Jeffrey Scott Shapiro is a former Washington, D.C. prosecutor who served on U.S. Senator John F. Kerry’s legal team during the 2004 presidential election, studied under Governor Michael Dukakis and interned for President Clinton in the White House. He is an investigative journalist who has worked on high profile criminal cases for CBS News, TIME magazine and Gannett News Co., and now investigates news stories for Breitbart.com. Jeffrey practices law in California, Florida and Washington, D.C., and can be followed on Twitter as @jeffreyscottlaw.

(Source: BigGovernment.com)


13 COMMENTS

  1. So fill me in – how many Israeli Jews have given their lives to support American interests? I hear so much about what we should do for Jews – what have they done for us? Can I have a list please? Please list American supporters for Jews versus Israeli Jewish supporters for the US who have been willing to go as far as materiel support for the US.

  2. Too bad this would have been the answer from at least 99.9% of our past presidents, so it doesn’t mean anything to me. It’s very rare that the US even intervenes in genocide, which is going on all over the world as we speak. When they do, there is an alterior motive clearly, and nothing to do with saving lives. Bush 1 went into the gulf for the oil. Bush 2 went into the Gulf for revenge. Obama went into Libia to make it a Muslim state.

  3. Yes, it is sad that Ron Paul would say these things, but let’s be clear. FDR and most of the American people sat back and watched the Jews enduring the Holocaust and decided that we should not intervene. That is a historical fact.

    And I should say something else. I interviewed some rabbis that were in Yeshiva in the US during the late 1930’s and early 1940’s and to my astonishment, they said that there was not a settled consensus that US Jews should pro-actively support entering WWII to stop the Holocaust.

    The Jewish owned NY Times on the pre-war years also did not support any substantive activist intervention to stop the Holocaust.

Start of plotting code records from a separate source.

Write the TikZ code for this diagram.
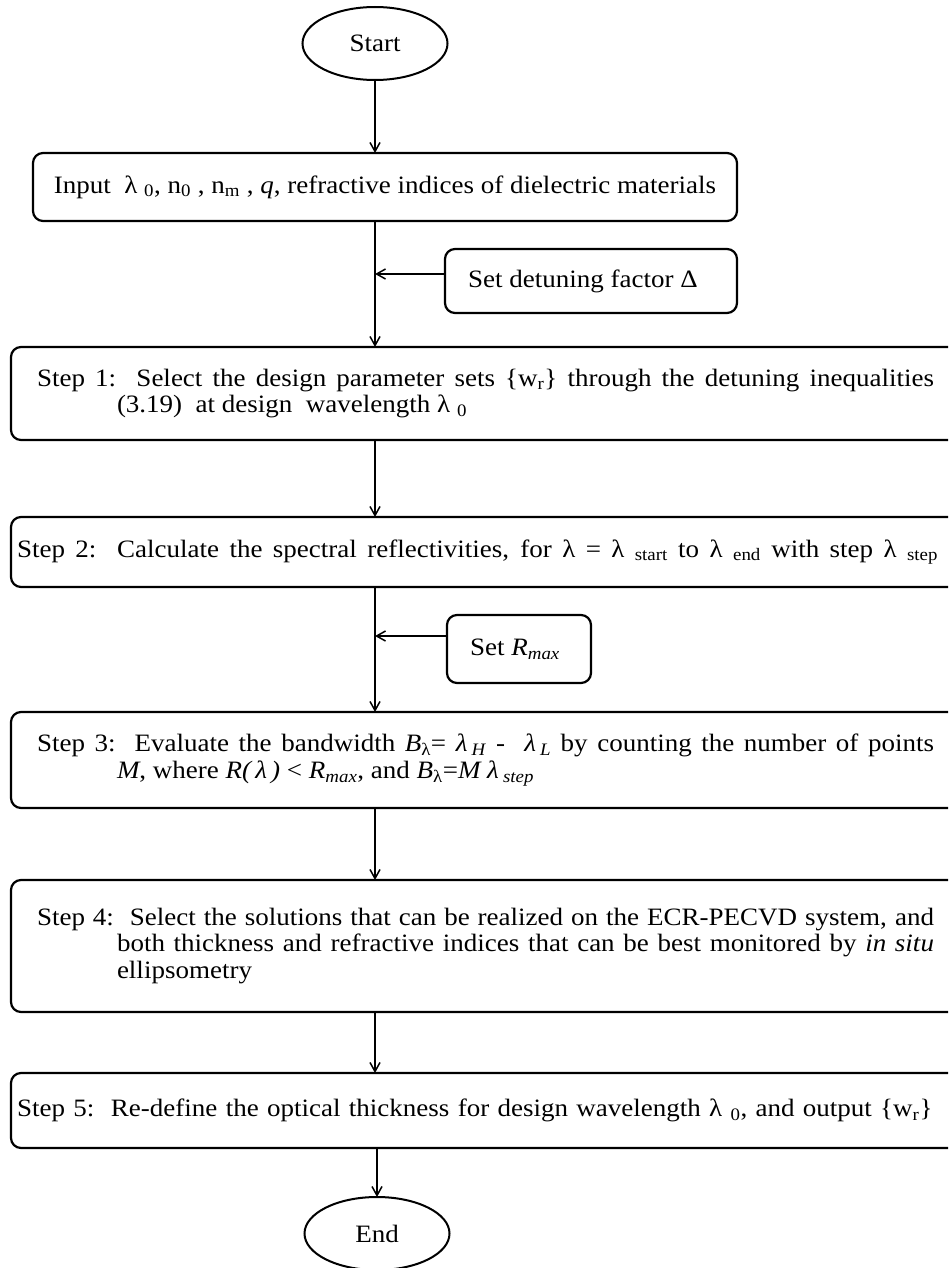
\documentclass[tikz,border=0pt]{standalone}
\usepackage{fontspec}
\setmainfont{Liberation Serif}[FakeStretch=1.08]
\usetikzlibrary{shapes.geometric,arrows.meta}
\newcommand{\hangpar}[1]{\parbox{897pt}{\hangindent=80pt\hangafter=1 #1}}
\newcommand{\fillline}[2]{{\spaceskip=0.25em plus 1fil\xspaceskip=0.25em plus 1fil\hbox to #1{#2}}}
\begin{document}
\begin{tikzpicture}[x=1pt,y=1pt,
  txt/.style={font=\fontsize{25}{26.7}\selectfont},
  boxline/.style={draw, line width=2.2pt, rounded corners=10pt, outer sep=0pt},
  ell/.style={draw, ellipse, line width=2pt, minimum width=145pt, minimum height=73pt, inner sep=0pt, outer sep=0pt, txt},
  inbox/.style={boxline, txt, minimum width=704pt, minimum height=68pt, inner sep=0pt},
  sidebox/.style={boxline, txt, inner sep=0pt},
  stepA/.style={boxline, txt, anchor=north west, inner xsep=26pt, inner ysep=0pt},
  stepB/.style={boxline, txt, anchor=north west, inner xsep=6pt, inner ysep=0pt, text width=937pt, align=left},
  conn/.style={line width=1.5pt, -{Straight Barb[length=9pt,width=10pt,line width=1.5pt]}}
]
\useasboundingbox (0,0) rectangle (948,-1268);
\clip (0,0) rectangle (948,-1268);

\node[ell] (start) at (375,-43.5) {Start};

\node[inbox] (input) at (385,-187) {Input\ \ λ\ \textsubscript{0}, n\textsubscript{0} , n\textsubscript{m} , \textit{q}, refractive indices of dielectric materials};

\node[sidebox, minimum width=292pt, minimum height=64pt] (sd) at (591,-281) {\hspace*{-16pt}Set detuning factor Δ};

\node[stepA, minimum height=93pt] (s1) at (11,-347) {\hangpar{Step 1:\ \ Select the design parameter sets \{w\textsubscript{r}\} through the detuning inequalities \linebreak (3.19)\ \ at design\ \ wavelength λ\ \textsubscript{0}}};

\node[stepB, minimum height=70pt] (s2) at (11,-517) {\fillline{921pt}{Step 2: \ Calculate the spectral reflectivities, for λ = λ \textsubscript{start} to λ \textsubscript{end} with step λ \textsubscript{step}}};

\node[sidebox, minimum width=144pt, minimum height=68pt] (sr) at (519,-649) {\hspace*{-8pt}Set \textit{R}\textsubscript{\textit{max}}};

\node[stepA, minimum height=96pt] (s3) at (11,-712) {\hangpar{Step 3:\ \ Evaluate the bandwidth \textit{B}\textsubscript{λ}= \textit{λ}\,\textsubscript{\textit{H}} -\ \ \textit{λ}\,\textsubscript{\textit{L}} by counting the number of points \linebreak \textit{M}, where \textit{R(\,λ\,)} < \textit{R}\textsubscript{\textit{max}}, and \textit{B}\textsubscript{λ}=\textit{M λ}\,\textsubscript{\textit{step}}}};

\node[stepA, minimum height=132pt] (s4) at (11,-880) {\hangpar{Step 4:\ \ Select the solutions that can be realized on the ECR-PECVD system, and \linebreak both thickness and refractive indices that can be best monitored by \textit{in situ} \linebreak ellipsometry}};

\node[stepB, minimum height=75pt] (s5) at (11,-1073) {Step 5:\ \ Re-define the optical thickness for design wavelength λ\ \textsubscript{0}, and output \{w\textsubscript{r}\}};

\node[ell] (end) at (377,-1233.5) {End};

\coordinate (j1) at (375,-274);
\coordinate (j2) at (375,-636);

\draw[conn] (start.south) -- (start.south |- input.north);
\draw[conn] (input.south -| start) -- (start |- s1.north);
\draw[conn] (sd.west |- j1) -- (j1);
\draw[conn] (s1.south -| start) -- (start |- s2.north);
\draw[conn] (sr.west |- j2) -- (j2);
\draw[conn] (s2.south -| start) -- (start |- s3.north);
\draw[conn] (s3.south -| start) -- (start |- s4.north);
\draw[conn] (s4.south -| start) -- (start |- s5.north);
\draw[conn] (s5.south -| end) -- (end.north);
\end{tikzpicture}
\end{document}
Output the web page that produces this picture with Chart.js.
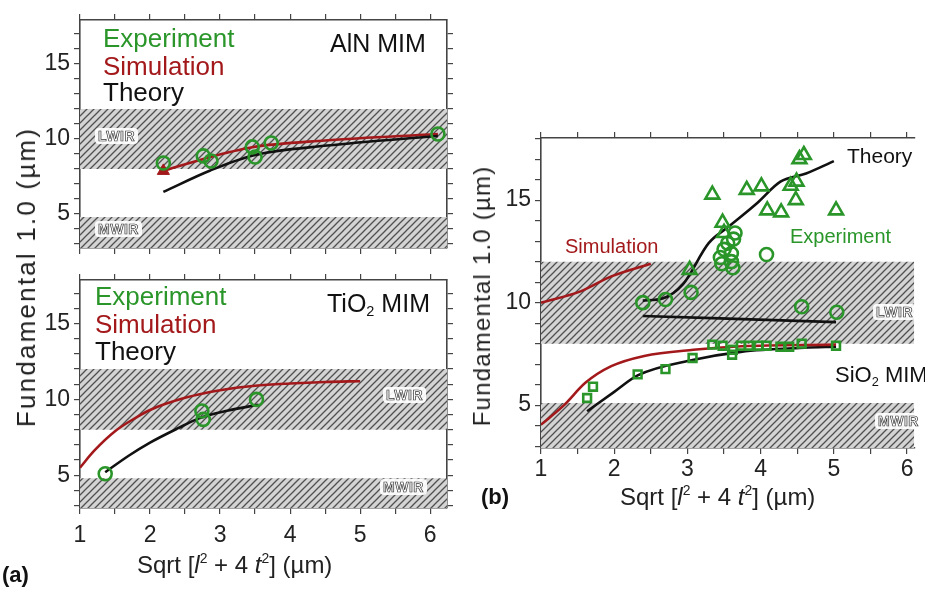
<!DOCTYPE html>
<html>
<head>
<meta charset="utf-8">
<script src="https://cdn.jsdelivr.net/npm/chart.js@4"></script>
<style>
  body { margin: 0; background: #fff; width: 925px; height: 590px; position: relative; overflow: hidden;
         font-family: "Liberation Sans", Arial, sans-serif; }
  .box { position: absolute; }
  .t { position: absolute; white-space: nowrap; line-height: 1; }
  .t sup { font-size: 58%; line-height: 0; vertical-align: 0.75em; }
  .t sub { font-size: 58%; line-height: 0; vertical-align: -0.3em; }
  .band { position: absolute; white-space: nowrap; line-height: 1; font-size: 14px; font-weight: bold;
          color: #fff; -webkit-text-stroke: 0.7px #333; background: rgba(255,255,255,0.92);
          padding: 1px 3px; border-radius: 4px; letter-spacing: 0.5px; }
  .ytitle { position: absolute; white-space: nowrap; line-height: 1; transform: translate(-50%, -50%) rotate(-90deg); }
</style>
</head>
<body>
<div class="box" style="left:0;top:0;width:470px;height:270px"><canvas id="aln"></canvas></div>
<div class="box" style="left:0;top:260px;width:470px;height:290px"><canvas id="tio"></canvas></div>
<div class="box" style="left:470px;top:118px;width:455px;height:372px"><canvas id="sio"></canvas></div>

<!-- (a) AlN -->
<div class="t" style="left:103px;top:25px;font-size:26px;color:#2a962a">Experiment</div>
<div class="t" style="left:103px;top:53px;font-size:26px;color:#a3191b">Simulation</div>
<div class="t" style="left:103px;top:79px;font-size:26px;color:#111">Theory</div>
<div class="t" style="left:330px;top:31px;font-size:25px;color:#111">AlN MIM</div>
<div class="band" style="left:95px;top:128px">LWIR</div>
<div class="band" style="left:95px;top:221px">MWIR</div>

<!-- (a) TiO2 -->
<div class="t" style="left:95px;top:283px;font-size:26px;color:#2a962a">Experiment</div>
<div class="t" style="left:95px;top:311px;font-size:26px;color:#a3191b">Simulation</div>
<div class="t" style="left:95px;top:338px;font-size:26px;color:#111">Theory</div>
<div class="t" style="left:327px;top:291px;font-size:25px;color:#111">TiO<sub>2</sub> MIM</div>
<div class="band" style="left:383px;top:387px">LWIR</div>
<div class="band" style="left:380px;top:479px">MWIR</div>

<div class="ytitle" style="left:26px;top:277px;font-size:26px;letter-spacing:2.2px;color:#222">Fundamental 1.0 (µm)</div>
<div class="t" style="left:137px;top:553px;font-size:24px;color:#222">Sqrt [<i>l</i><sup>2</sup> + 4 <i>t</i><sup>2</sup>] (µm)</div>
<div class="t" style="left:2px;top:564px;font-size:22px;font-weight:bold;color:#111">(a)</div>

<!-- (b) SiO2 -->
<div class="t" style="left:847px;top:145px;font-size:21px;color:#111">Theory</div>
<div class="t" style="left:790px;top:226px;font-size:20px;color:#2a962a">Experiment</div>
<div class="t" style="left:565px;top:236px;font-size:20px;color:#a3191b">Simulation</div>
<div class="t" style="left:835px;top:364px;font-size:22px;color:#111">SiO<sub>2</sub> MIM</div>
<div class="band" style="left:873px;top:304px">LWIR</div>
<div class="band" style="left:875px;top:413px">MWIR</div>

<div class="ytitle" style="left:482px;top:296px;font-size:24px;letter-spacing:1.2px;color:#222">Fundamental 1.0 (µm)</div>
<div class="t" style="left:620px;top:485px;font-size:24px;color:#222">Sqrt [<i>l</i><sup>2</sup> + 4 <i>t</i><sup>2</sup>] (µm)</div>
<div class="t" style="left:481px;top:486px;font-size:22px;font-weight:bold;color:#111">(b)</div>

<script>
// (a) AlN MIM
var alnExpX = [2.19, 2.76, 2.87, 3.46, 3.50, 3.73, 6.11];
var alnExpY = [8.40, 8.87, 8.53, 9.47, 8.80, 9.73, 10.33];
var alnSimX = [2.19, 2.76, 3.46, 4.50, 6.11];
var alnSimY = [7.87, 8.67, 9.45, 9.90, 10.33];
var alnTheoX = [2.19, 2.86, 3.47, 4.53, 6.11];
var alnTheoY = [6.47, 7.90, 8.90, 9.56, 10.20];

// (a) TiO2 MIM
var tioExpX = [1.36, 2.74, 2.76, 3.52];
var tioExpY = [5.10, 9.23, 8.68, 10.00];
var tioSimX = [1.0, 1.2, 1.5, 1.8, 2.0, 2.5, 3.0, 3.5, 4.0, 4.5, 5.0];
var tioSimY = [5.5, 6.6, 7.9, 8.8, 9.3, 10.1, 10.6, 10.9, 11.05, 11.15, 11.2];
var tioTheoX = [1.36, 1.7, 2.0, 2.4, 2.7, 3.1, 3.55];
var tioTheoY = [5.2, 6.3, 7.15, 8.1, 8.75, 9.25, 9.65];

// (b) SiO2 MIM
var sioTriX = [3.03, 3.34, 3.48, 3.50, 3.81, 4.01, 4.09, 4.28, 4.41, 4.48, 4.49, 4.53, 4.59, 5.03];
var sioTriY = [11.6, 15.27, 13.9, 13.4, 15.5, 15.67, 14.5, 14.4, 15.7, 15.0, 15.9, 17.0, 17.2, 14.5];
var sioCircX = [2.39, 2.70, 3.05, 3.45, 3.47, 3.50, 3.55, 3.60, 3.62, 3.63, 3.65, 3.60, 4.08, 4.56, 5.04];
var sioCircY = [10.0, 10.15, 10.5, 12.2, 11.9, 12.6, 12.9, 12.0, 11.7, 13.1, 13.4, 12.4, 12.35, 9.8, 9.53];
var sioSqX = [1.63, 1.71, 2.32, 2.70, 3.07, 3.34, 3.48, 3.61, 3.62, 3.73, 3.84, 3.97, 4.08, 4.27, 4.39, 4.56, 5.03];
var sioSqY = [5.35, 5.9, 6.5, 6.76, 7.3, 7.95, 7.9, 7.46, 7.7, 7.9, 7.9, 7.9, 7.9, 7.85, 7.85, 8.0, 7.9];
var sioSimLoX = [1.0, 1.3, 1.61, 1.96, 2.41, 3.08, 3.74, 5.03];
var sioSimLoY = [4.05, 4.95, 6.1, 6.9, 7.4, 7.7, 7.87, 7.95];
var sioSimHiX = [1.0, 1.54, 1.96, 2.5];
var sioSimHiY = [10.0, 10.55, 11.28, 11.9];
var sioTheoLoX = [1.63, 2.0, 2.32, 3.07, 3.73, 4.6, 5.03];
var sioTheoLoY = [4.7, 5.65, 6.45, 7.2, 7.6, 7.8, 7.85];
var sioTheoMidX = [2.39, 5.03];
var sioTheoMidY = [9.35, 9.05];
var sioTheoHiX = [2.39, 2.66, 2.94, 3.29, 3.56, 3.95, 4.27, 4.62, 5.0];
var sioTheoHiY = [10.1, 10.2, 10.9, 12.9, 13.7, 14.85, 15.9, 16.3, 16.9];

// wavelength bands (µm)
var lwir = [8, 12];
var mwirTopA = 4.8;
var mwirTopB = 5.1;

var FONT = '"Liberation Sans", Arial, sans-serif';
var green = '#2a962a', red = '#a3191b', black = '#111';

function hatch() {
  var c = document.createElement('canvas');
  c.width = 7; c.height = 7;
  var g = c.getContext('2d');
  g.fillStyle = '#d4d4d4';
  g.fillRect(0, 0, 7, 7);
  g.strokeStyle = '#505050';
  g.lineWidth = 1.3;
  g.beginPath();
  g.moveTo(-1, 8); g.lineTo(8, -1);
  g.moveTo(-1, 1); g.lineTo(1, -1);
  g.moveTo(6, 8); g.lineTo(8, 6);
  g.stroke();
  return g.createPattern(c, 'repeat');
}
var pat = hatch();

function pts(xs, ys) { return xs.map(function (x, i) { return {x: x, y: ys[i]}; }); }

function band(lo, hi, xr) {
  return {data: [{x: xr[0], y: hi}, {x: xr[1], y: hi}], showLine: true, borderWidth: 0,
    borderColor: 'rgba(0,0,0,0)', pointRadius: 0, backgroundColor: pat,
    fill: lo === null ? 'start' : {value: lo}, order: 10};
}
function curve(xs, ys, color) {
  return {data: pts(xs, ys), showLine: true, borderColor: color, borderWidth: 2.6, pointRadius: 0,
    tension: 0.4, cubicInterpolationMode: 'monotone', fill: false, order: 3};
}
function marks(xs, ys, style, r) {
  return {data: pts(xs, ys), showLine: false, pointStyle: style, pointRadius: r, borderColor: green,
    borderWidth: 2.6, backgroundColor: 'rgba(0,0,0,0)', order: 1};
}

function axis(pos, lim, step, fit, labels, pad) {
  var horiz = pos === 'top' || pos === 'bottom';
  return {
    type: 'linear', position: pos, min: lim[0], max: lim[1],
    border: {display: true, color: '#444', width: 1.6},
    grid: {drawOnChartArea: false, drawTicks: true, tickLength: 6, color: '#444', lineWidth: 1.2},
    ticks: {stepSize: step, autoSkip: false, includeBounds: false, maxRotation: 0, padding: pad || 3,
      color: '#222', font: {size: 23, family: FONT},
      callback: function (v) {
        if (!labels) return '';
        if (horiz) return Number.isInteger(v) ? v : '';
        return v % 5 === 0 ? v : '';
      }},
    afterFit: function (s) { if (horiz) s.height = fit; else s.width = fit; }
  };
}

function panel(id, xr, yr, sets, m) {
  var scales = {
    x: axis('bottom', xr, 0.5, m.bottom, m.xlab, m.xpad),
    y: axis('left', yr, 1, m.left, true, 4),
    x2: axis('top', xr, 0.5, m.top, false)
  };
  if (m.right) scales.y2 = axis('right', yr, 1, m.right, false);
  return new Chart(document.getElementById(id), {
    type: 'scatter',
    data: {datasets: sets},
    options: {
      responsive: true, maintainAspectRatio: false, animation: false,
      layout: {padding: 0},
      plugins: {legend: {display: false}, tooltip: {enabled: false}},
      scales: scales
    }
  });
}

var xA = [1, 6.24];
panel('aln', xA, [2.73, 17.93], [
  band(lwir[0], lwir[1], xA), band(null, mwirTopA, xA),
  curve(alnTheoX, alnTheoY, black),
  curve(alnSimX, alnSimY, red),
  {data: pts([alnSimX[0]], [alnSimY[0]]), showLine: false, pointStyle: 'triangle', pointRadius: 7,
    backgroundColor: red, borderColor: red, borderWidth: 1, order: 2},
  marks(alnExpX, alnExpY, 'circle', 6.5)
], {left: 80, right: 23, top: 20, bottom: 22, xlab: false, xpad: 8});

panel('tio', xA, [2.84, 17.87], [
  band(lwir[0], lwir[1], xA), band(null, mwirTopA, xA),
  curve(tioSimX, tioSimY, red),
  curve(tioTheoX, tioTheoY, black),
  marks(tioExpX, tioExpY, 'circle', 6.5)
], {left: 80, right: 23, top: 20, bottom: 42, xlab: true, xpad: 8});

var xB = [1, 6.1];
panel('sio', xB, [2.91, 18.03], [
  band(lwir[0], lwir[1], xB), band(null, mwirTopB, xB),
  curve(sioSimLoX, sioSimLoY, red),
  curve(sioSimHiX, sioSimHiY, red),
  curve(sioTheoLoX, sioTheoLoY, black),
  curve(sioTheoMidX, sioTheoMidY, black),
  curve(sioTheoHiX, sioTheoHiY, black),
  marks(sioSqX, sioSqY, 'rect', 5.5),
  marks(sioCircX, sioCircY, 'circle', 6.5),
  marks(sioTriX, sioTriY, 'triangle', 8)
], {left: 71, right: 0, top: 20, bottom: 42, xlab: true, xpad: 2});
</script>
</body>
</html>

    So unfortunately, Ron Paul does not represent some aberration of American opinion. I think it is despicable and you may too, but our American history does not overtly support intervention to stop the Shoah and as we know now, we have a president that is more than willing to support and implement policies that could lead to another Holocaust and the very, very sad thing is that we have the majority of Jews in this country supporting this president

  4. what is the difference between this goy and the one that was in the white house at the time? Roosevelt knew exactly what was happening, the British knew also, but would not spare a bomb to stop a train from going to the camps. This is a typical goy.

  5. Why point fingers at a non-Jew. WHat about the reform Rabbis that opposed a loby to save jews from the Shoah.
    Why blame the goyim for hating us when we ourselves are full of hatred. Chiloni vs Chraeidi. Dati vs Chareidi. Belz vs Satmar, Misnagdim vs Chasidim, Askenazi vs Sephardi.

    What happened to Ahavas Yisroel?

  6. While I think it is deplorable that he has such a view, I think he is consitant none the less. He wouldnt save ANY one based on human rights. But there are those among us who dont give two hoots about the abuse of human rights in Africa. Millions have been slaughtered there over the years and not a word from the Jewish community. If the Jewish people want others to show compassion on them during their time of crisis, it is imperative that we show compassion to others as well.

  7. The seforim say that once a person becomes a leader of a nation, he loses his bechira. Ron Paul can say what he wants, but if, Ch”V, he becomes President, the puppet strings will be firmly attached to his body, and he will have no control over his actions.

  8. To: #1 “lnardozi”…

    Tragically many hundreds of Israeli Jews HAVE died! – (or more accurately, been murdered) for American interests because Israel, very foolishly, bent to American pressure to… accept the ‘Oslo Accords’, the ‘Wye Accords’, etc., to give weapons to the “palestinian police”, to do away with military checkpoints in the Shomron, and numerous other suicidal concessions.
    These were ALL done for American interests, and they ALL resulted in Jews DYING!!!

  9. fdr was wrong not to enter the war before hand to stop hilter yemach shemo, and obama is wrong not to stop Iran now. Close your eyes but the problem does not go away

  10. AinOhdMilvado, you have argued an even greater reason to vote for Ron Paul. Had he been president since 1992, there would have been no Oslo, and so on, that prevented Israel from doing what is best to protect herself.

  11. Eric, when you can only call a group ‘wackos’, w/o actually giving reasons, it means you have no idea why you calling them ‘wackos’, besides for the fact that someone else told you so.

    Do your own research and then come back and still call Paul supporters ‘wackos’.